This is a big picture of a little flower. When you put a sufficient number of them together (like a plantful), you magnify a magnificent fragrance enough to perfume an entire garden. And if you tell me it smells like Fruit-Loops, I won't smack you because I'm past all that, but you're wrong. And you're being gratuitously insulting; this plant evolved millenia before Fruit-Loops were invented so, if anything, Fruit-Loops smells like Fragrant Honeysuckle.

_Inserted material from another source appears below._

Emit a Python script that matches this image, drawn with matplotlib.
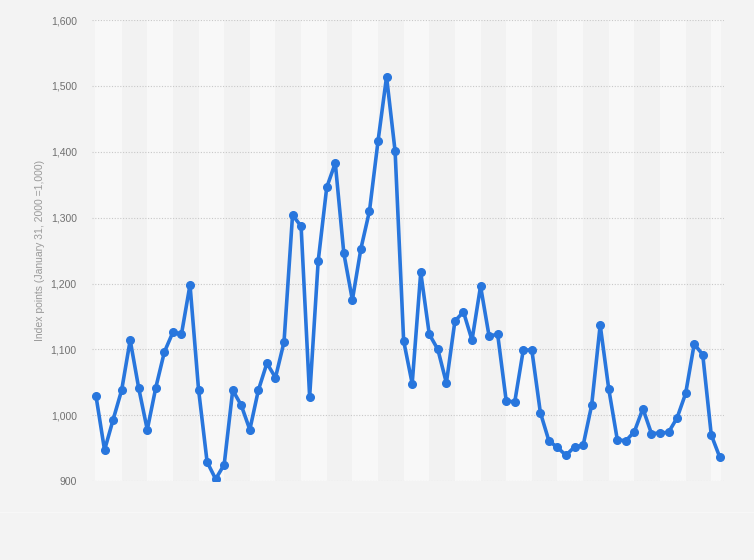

The shrub itself is fairly unimpressive in appearance; actually it's ugly. It takes the same form as the other bush honeysuckles that are dangerously invasive. Karen, my wife, has discovered an interesting way of keeping this plant in bounds; she has turned it into a standard. I wouldn't have though it possible, after all, left to its own devices, it becomes a very large arching, mushroom-shaped monstrosity. We have been able to keep ours to a single stem for at least 10 years. I prune masses of suckers from its base and branches from farther up every year so it doesn't become top-heavy enough to uproot itself, and so far it has worked. It's worth the effort becase the fragrance is....well, it's nice.
Every year is different, but in the chronology of winter-flowering fragrant shrubs, this normally fits in between Prunus mume (yes, technically a small tree) and the early fragrant Viburnums. Since it is basically a big weedy shrub, with a heavenly fragrance, I often put it in large scale designs; it's almost an automatic for Schools or Churches. I am not sure its fragrance is as nice as its vining cousin, Japanese Honeysuckle, but since it doesn't seem to seed, it is unquestionably the surest and the best fragrance for your dollar!